For a long time, the business world has experienced confusion in regards to the difference between bookkeeping and accounting. The job scope of a bookkeeper bears some resemblance with that of an accountant mainly because both of them work with financial data, some even consider bookkeeping as a subset of accounting. But it is important to understand the difference between accounting and bookkeeping, which are important roles in an organization.
Before the invention of bookkeeping software records were kept in books hence the name ‘bookkeeping.’ Bookkeeping is a very mechanical and strictly controlled process. Some of the tasks performed by a bookkeeper include recording transactions, journal entries, trial balance posting, worksheets, journal entry adjustments, making financials statements and closing financial books. Bookkeeping focuses its efforts on entering data and meticulously maintaining business records. Bookkeepers have the responsibility of ensuring that the data to be used by accountants is reliable.

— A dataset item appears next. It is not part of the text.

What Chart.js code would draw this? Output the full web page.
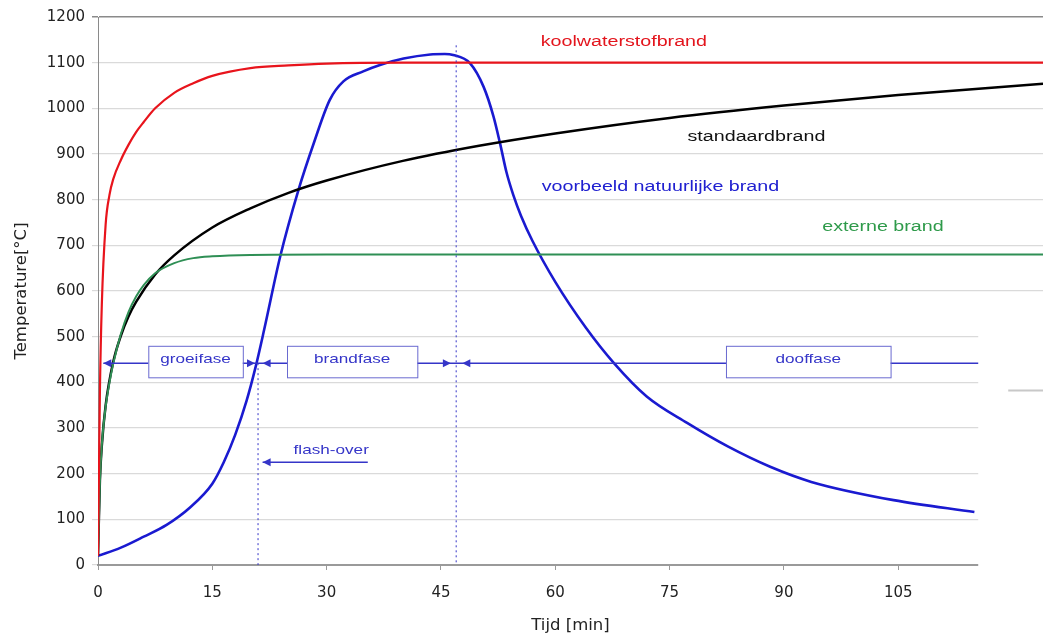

Accounting, on the other hand, takes a broader perspective. Accountants design and monitor bookkeeping systems to ensure that bookkeepers gather the right data according to the business’s needs. They are obliged to present financial statements to their respective organizations on a monthly basis. Accountants are supposed to advise on business decisions to be taken after analyzing financial statements. Since accounting demands a full understanding of the bookkeeping process, its is a standard procedure for accountants to manage bookkeepers.
Bookkeeping is considered to be more of a clerical role as opposed to accounting which involves analyzing and reviewing tasks done by subordinates. Accountants are ranked higher in the organizational structure. They are members of the senior management team because of the impact they have on the company’s financial management.
In some countries, accountants are required by law to be members of a professional accounting bodies or associations. This is to ensure that proper ethics are maintained, and public interests are protected. For an accountant to competently perform his duties, then he must possess knowledge and experience as stipulated by these professional associations. Adherence to the rules set by these bodies is demanded of him otherwise he may face punitive actions such losing his license. Bookkeepers do not have this obligation, and their primary requirement is to have the necessary skills and probably a college degree or a diploma.
Due to the high analytical role performed by an accountant, he may choose to specialize in a particular area such as management, auditing or taxation. This is not possible for a bookkeeper because his role mainly involves collecting the right data for the company.
Due to the higher ranking position in the organization and the critical roles that they play, accountants are remunerated higher than bookkeepers, though this may vary with different companies. Most companies will contract accounting firms for the purpose of setting up their financial systems, and then employ bookkeepers to maintain clean records that are then transmitted back to the accounting firms for production of reports and analysis, with the aim of guiding the management in their decision-making processes. It is worth noting that some small organizations will hire one person to perform both bookkeeping and accounting tasks, in which case we refer to him as an accountant.